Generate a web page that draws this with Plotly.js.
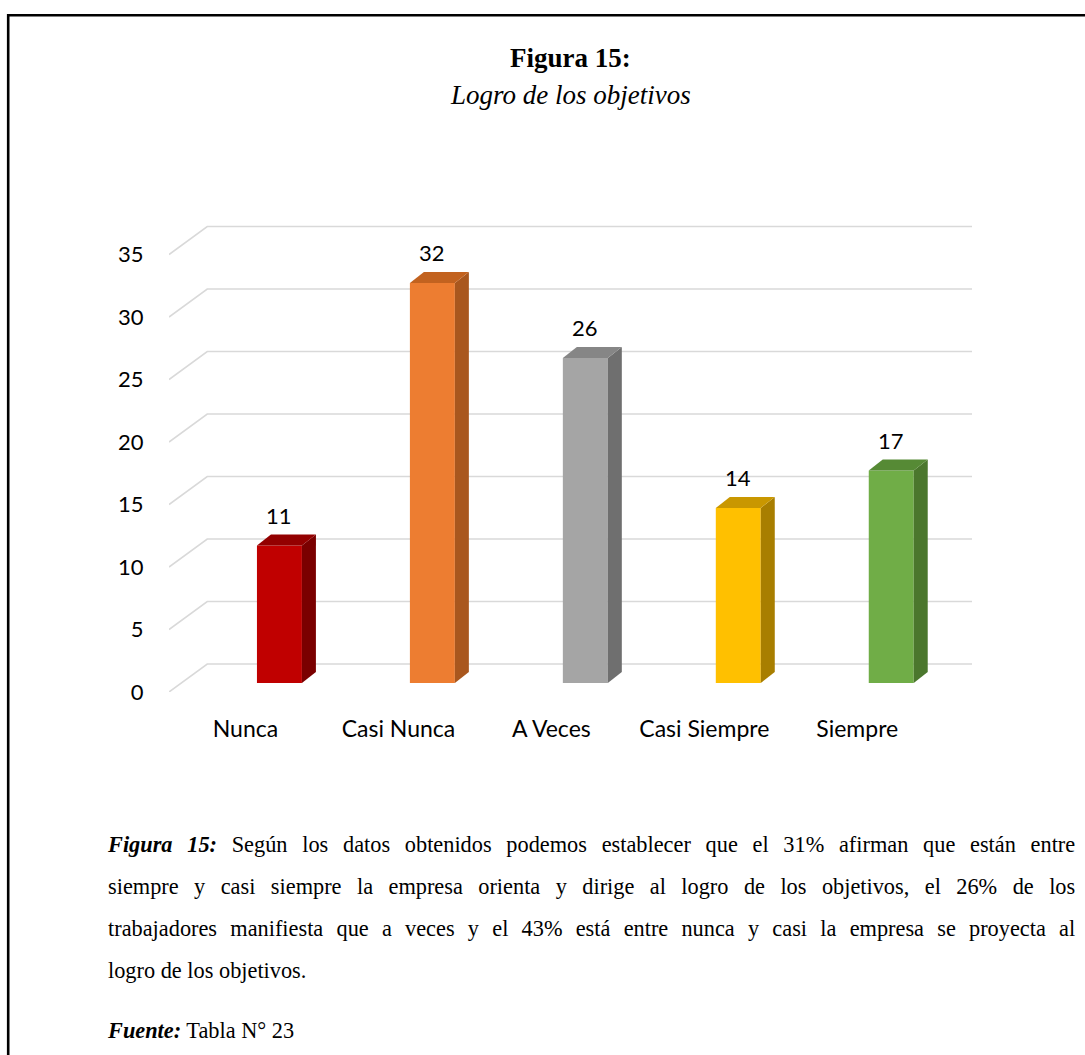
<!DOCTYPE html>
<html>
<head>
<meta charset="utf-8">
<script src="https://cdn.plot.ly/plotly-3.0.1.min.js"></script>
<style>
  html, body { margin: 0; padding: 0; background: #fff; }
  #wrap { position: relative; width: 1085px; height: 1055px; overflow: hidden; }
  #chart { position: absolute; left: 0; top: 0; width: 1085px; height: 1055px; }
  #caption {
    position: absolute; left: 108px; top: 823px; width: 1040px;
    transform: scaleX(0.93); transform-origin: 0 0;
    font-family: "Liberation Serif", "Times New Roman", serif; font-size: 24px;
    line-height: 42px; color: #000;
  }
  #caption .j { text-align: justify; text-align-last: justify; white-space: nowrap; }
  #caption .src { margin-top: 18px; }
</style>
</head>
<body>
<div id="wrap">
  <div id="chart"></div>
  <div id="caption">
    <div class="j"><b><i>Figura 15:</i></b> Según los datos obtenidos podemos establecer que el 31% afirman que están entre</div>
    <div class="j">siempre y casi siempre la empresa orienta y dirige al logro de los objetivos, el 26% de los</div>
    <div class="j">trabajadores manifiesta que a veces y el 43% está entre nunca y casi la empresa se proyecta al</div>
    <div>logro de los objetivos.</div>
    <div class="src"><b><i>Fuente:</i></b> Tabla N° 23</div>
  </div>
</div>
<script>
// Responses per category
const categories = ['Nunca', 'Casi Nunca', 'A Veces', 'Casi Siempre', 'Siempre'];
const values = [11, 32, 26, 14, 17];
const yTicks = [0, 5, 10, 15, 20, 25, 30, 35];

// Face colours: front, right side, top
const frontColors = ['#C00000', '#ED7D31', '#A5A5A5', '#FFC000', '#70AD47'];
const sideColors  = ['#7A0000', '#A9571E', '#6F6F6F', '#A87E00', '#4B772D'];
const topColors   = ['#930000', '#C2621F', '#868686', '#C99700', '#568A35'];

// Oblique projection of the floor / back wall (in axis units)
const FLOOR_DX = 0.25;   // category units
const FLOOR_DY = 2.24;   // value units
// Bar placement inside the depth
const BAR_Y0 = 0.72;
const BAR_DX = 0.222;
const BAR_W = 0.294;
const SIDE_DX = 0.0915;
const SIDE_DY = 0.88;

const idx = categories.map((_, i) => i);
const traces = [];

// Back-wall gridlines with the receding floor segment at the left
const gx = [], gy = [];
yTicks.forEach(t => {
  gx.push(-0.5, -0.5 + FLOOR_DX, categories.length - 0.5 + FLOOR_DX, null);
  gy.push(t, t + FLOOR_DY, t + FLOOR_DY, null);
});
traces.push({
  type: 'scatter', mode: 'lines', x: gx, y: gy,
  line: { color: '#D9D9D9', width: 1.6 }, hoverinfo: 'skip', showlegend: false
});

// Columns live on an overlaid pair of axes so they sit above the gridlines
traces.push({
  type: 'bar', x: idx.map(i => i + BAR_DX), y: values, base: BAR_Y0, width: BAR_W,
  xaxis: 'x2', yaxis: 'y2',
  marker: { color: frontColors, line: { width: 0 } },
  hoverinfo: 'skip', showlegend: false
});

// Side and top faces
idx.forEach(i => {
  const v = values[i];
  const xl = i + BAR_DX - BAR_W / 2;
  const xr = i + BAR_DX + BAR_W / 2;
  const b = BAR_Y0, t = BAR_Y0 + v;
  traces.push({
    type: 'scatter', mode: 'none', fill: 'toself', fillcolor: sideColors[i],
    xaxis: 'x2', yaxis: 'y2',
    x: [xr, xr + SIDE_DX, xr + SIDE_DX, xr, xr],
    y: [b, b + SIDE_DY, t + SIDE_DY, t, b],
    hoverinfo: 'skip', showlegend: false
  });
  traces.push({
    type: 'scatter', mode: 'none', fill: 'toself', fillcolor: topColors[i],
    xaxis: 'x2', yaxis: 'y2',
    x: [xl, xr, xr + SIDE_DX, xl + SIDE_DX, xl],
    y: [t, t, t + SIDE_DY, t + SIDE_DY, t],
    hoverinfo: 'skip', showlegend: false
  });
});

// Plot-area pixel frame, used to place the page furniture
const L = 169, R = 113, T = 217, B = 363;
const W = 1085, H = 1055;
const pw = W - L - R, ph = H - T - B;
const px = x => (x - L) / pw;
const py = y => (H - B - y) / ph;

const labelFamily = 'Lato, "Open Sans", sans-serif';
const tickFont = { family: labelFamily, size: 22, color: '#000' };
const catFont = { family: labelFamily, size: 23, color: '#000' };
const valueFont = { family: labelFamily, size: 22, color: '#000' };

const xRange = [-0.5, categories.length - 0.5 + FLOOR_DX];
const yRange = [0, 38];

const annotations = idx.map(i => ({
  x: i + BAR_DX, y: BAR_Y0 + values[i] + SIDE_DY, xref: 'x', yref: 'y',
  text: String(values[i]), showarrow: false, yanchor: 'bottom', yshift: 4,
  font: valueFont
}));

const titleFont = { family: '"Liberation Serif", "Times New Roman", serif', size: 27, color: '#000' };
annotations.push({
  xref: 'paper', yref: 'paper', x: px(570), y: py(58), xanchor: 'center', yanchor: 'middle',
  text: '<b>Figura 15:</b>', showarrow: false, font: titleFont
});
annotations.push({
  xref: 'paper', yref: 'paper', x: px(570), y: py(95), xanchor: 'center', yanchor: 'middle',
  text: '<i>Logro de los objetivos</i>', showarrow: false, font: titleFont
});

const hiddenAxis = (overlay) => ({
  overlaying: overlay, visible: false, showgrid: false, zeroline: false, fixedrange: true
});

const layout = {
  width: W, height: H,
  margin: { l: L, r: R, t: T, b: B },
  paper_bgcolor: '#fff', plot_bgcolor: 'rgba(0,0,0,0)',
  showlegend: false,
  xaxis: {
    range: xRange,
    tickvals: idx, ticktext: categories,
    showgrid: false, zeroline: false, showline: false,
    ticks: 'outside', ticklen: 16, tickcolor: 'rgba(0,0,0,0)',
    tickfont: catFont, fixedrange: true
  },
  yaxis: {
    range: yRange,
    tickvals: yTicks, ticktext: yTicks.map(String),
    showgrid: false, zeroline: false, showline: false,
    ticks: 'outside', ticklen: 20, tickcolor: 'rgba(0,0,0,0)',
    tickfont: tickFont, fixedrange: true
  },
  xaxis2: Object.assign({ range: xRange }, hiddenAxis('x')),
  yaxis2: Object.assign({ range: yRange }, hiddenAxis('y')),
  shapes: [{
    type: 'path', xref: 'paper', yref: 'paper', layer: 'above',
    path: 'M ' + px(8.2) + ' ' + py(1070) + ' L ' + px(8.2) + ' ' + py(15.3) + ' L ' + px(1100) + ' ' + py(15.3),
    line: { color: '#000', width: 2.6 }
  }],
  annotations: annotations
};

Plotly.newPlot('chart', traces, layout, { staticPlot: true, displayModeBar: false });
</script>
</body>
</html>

•••••

**Instructions for the task**
Leave the images out, please, and restate each line word for word.

**Solution for this exercise**
Generate a web page that draws this with Plotly.js.
<!DOCTYPE html>
<html>
<head>
<meta charset="utf-8">
<script src="https://cdn.plot.ly/plotly-3.0.1.min.js"></script>
<style>
  html, body { margin: 0; padding: 0; background: #fff; }
  #wrap { position: relative; width: 1085px; height: 1055px; overflow: hidden; }
  #chart { position: absolute; left: 0; top: 0; width: 1085px; height: 1055px; }
  #caption {
    position: absolute; left: 108px; top: 823px; width: 1040px;
    transform: scaleX(0.93); transform-origin: 0 0;
    font-family: "Liberation Serif", "Times New Roman", serif; font-size: 24px;
    line-height: 42px; color: #000;
  }
  #caption .j { text-align: justify; text-align-last: justify; white-space: nowrap; }
  #caption .src { margin-top: 18px; }
</style>
</head>
<body>
<div id="wrap">
  <div id="chart"></div>
  <div id="caption">
    <div class="j"><b><i>Figura 15:</i></b> Según los datos obtenidos podemos establecer que el 31% afirman que están entre</div>
    <div class="j">siempre y casi siempre la empresa orienta y dirige al logro de los objetivos, el 26% de los</div>
    <div class="j">trabajadores manifiesta que a veces y el 43% está entre nunca y casi la empresa se proyecta al</div>
    <div>logro de los objetivos.</div>
    <div class="src"><b><i>Fuente:</i></b> Tabla N° 23</div>
  </div>
</div>
<script>
// Responses per category
const categories = ['Nunca', 'Casi Nunca', 'A Veces', 'Casi Siempre', 'Siempre'];
const values = [11, 32, 26, 14, 17];
const yTicks = [0, 5, 10, 15, 20, 25, 30, 35];

// Face colours: front, right side, top
const frontColors = ['#C00000', '#ED7D31', '#A5A5A5', '#FFC000', '#70AD47'];
const sideColors  = ['#7A0000', '#A9571E', '#6F6F6F', '#A87E00', '#4B772D'];
const topColors   = ['#930000', '#C2621F', '#868686', '#C99700', '#568A35'];

// Oblique projection of the floor / back wall (in axis units)
const FLOOR_DX = 0.25;   // category units
const FLOOR_DY = 2.24;   // value units
// Bar placement inside the depth
const BAR_Y0 = 0.72;
const BAR_DX = 0.222;
const BAR_W = 0.294;
const SIDE_DX = 0.0915;
const SIDE_DY = 0.88;

const idx = categories.map((_, i) => i);
const traces = [];

// Back-wall gridlines with the receding floor segment at the left
const gx = [], gy = [];
yTicks.forEach(t => {
  gx.push(-0.5, -0.5 + FLOOR_DX, categories.length - 0.5 + FLOOR_DX, null);
  gy.push(t, t + FLOOR_DY, t + FLOOR_DY, null);
});
traces.push({
  type: 'scatter', mode: 'lines', x: gx, y: gy,
  line: { color: '#D9D9D9', width: 1.6 }, hoverinfo: 'skip', showlegend: false
});

// Columns live on an overlaid pair of axes so they sit above the gridlines
traces.push({
  type: 'bar', x: idx.map(i => i + BAR_DX), y: values, base: BAR_Y0, width: BAR_W,
  xaxis: 'x2', yaxis: 'y2',
  marker: { color: frontColors, line: { width: 0 } },
  hoverinfo: 'skip', showlegend: false
});

// Side and top faces
idx.forEach(i => {
  const v = values[i];
  const xl = i + BAR_DX - BAR_W / 2;
  const xr = i + BAR_DX + BAR_W / 2;
  const b = BAR_Y0, t = BAR_Y0 + v;
  traces.push({
    type: 'scatter', mode: 'none', fill: 'toself', fillcolor: sideColors[i],
    xaxis: 'x2', yaxis: 'y2',
    x: [xr, xr + SIDE_DX, xr + SIDE_DX, xr, xr],
    y: [b, b + SIDE_DY, t + SIDE_DY, t, b],
    hoverinfo: 'skip', showlegend: false
  });
  traces.push({
    type: 'scatter', mode: 'none', fill: 'toself', fillcolor: topColors[i],
    xaxis: 'x2', yaxis: 'y2',
    x: [xl, xr, xr + SIDE_DX, xl + SIDE_DX, xl],
    y: [t, t, t + SIDE_DY, t + SIDE_DY, t],
    hoverinfo: 'skip', showlegend: false
  });
});

// Plot-area pixel frame, used to place the page furniture
const L = 169, R = 113, T = 217, B = 363;
const W = 1085, H = 1055;
const pw = W - L - R, ph = H - T - B;
const px = x => (x - L) / pw;
const py = y => (H - B - y) / ph;

const labelFamily = 'Lato, "Open Sans", sans-serif';
const tickFont = { family: labelFamily, size: 22, color: '#000' };
const catFont = { family: labelFamily, size: 23, color: '#000' };
const valueFont = { family: labelFamily, size: 22, color: '#000' };

const xRange = [-0.5, categories.length - 0.5 + FLOOR_DX];
const yRange = [0, 38];

const annotations = idx.map(i => ({
  x: i + BAR_DX, y: BAR_Y0 + values[i] + SIDE_DY, xref: 'x', yref: 'y',
  text: String(values[i]), showarrow: false, yanchor: 'bottom', yshift: 4,
  font: valueFont
}));

const titleFont = { family: '"Liberation Serif", "Times New Roman", serif', size: 27, color: '#000' };
annotations.push({
  xref: 'paper', yref: 'paper', x: px(570), y: py(58), xanchor: 'center', yanchor: 'middle',
  text: '<b>Figura 15:</b>', showarrow: false, font: titleFont
});
annotations.push({
  xref: 'paper', yref: 'paper', x: px(570), y: py(95), xanchor: 'center', yanchor: 'middle',
  text: '<i>Logro de los objetivos</i>', showarrow: false, font: titleFont
});

const hiddenAxis = (overlay) => ({
  overlaying: overlay, visible: false, showgrid: false, zeroline: false, fixedrange: true
});

const layout = {
  width: W, height: H,
  margin: { l: L, r: R, t: T, b: B },
  paper_bgcolor: '#fff', plot_bgcolor: 'rgba(0,0,0,0)',
  showlegend: false,
  xaxis: {
    range: xRange,
    tickvals: idx, ticktext: categories,
    showgrid: false, zeroline: false, showline: false,
    ticks: 'outside', ticklen: 16, tickcolor: 'rgba(0,0,0,0)',
    tickfont: catFont, fixedrange: true
  },
  yaxis: {
    range: yRange,
    tickvals: yTicks, ticktext: yTicks.map(String),
    showgrid: false, zeroline: false, showline: false,
    ticks: 'outside', ticklen: 20, tickcolor: 'rgba(0,0,0,0)',
    tickfont: tickFont, fixedrange: true
  },
  xaxis2: Object.assign({ range: xRange }, hiddenAxis('x')),
  yaxis2: Object.assign({ range: yRange }, hiddenAxis('y')),
  shapes: [{
    type: 'path', xref: 'paper', yref: 'paper', layer: 'above',
    path: 'M ' + px(8.2) + ' ' + py(1070) + ' L ' + px(8.2) + ' ' + py(15.3) + ' L ' + px(1100) + ' ' + py(15.3),
    line: { color: '#000', width: 2.6 }
  }],
  annotations: annotations
};

Plotly.newPlot('chart', traces, layout, { staticPlot: true, displayModeBar: false });
</script>
</body>
</html>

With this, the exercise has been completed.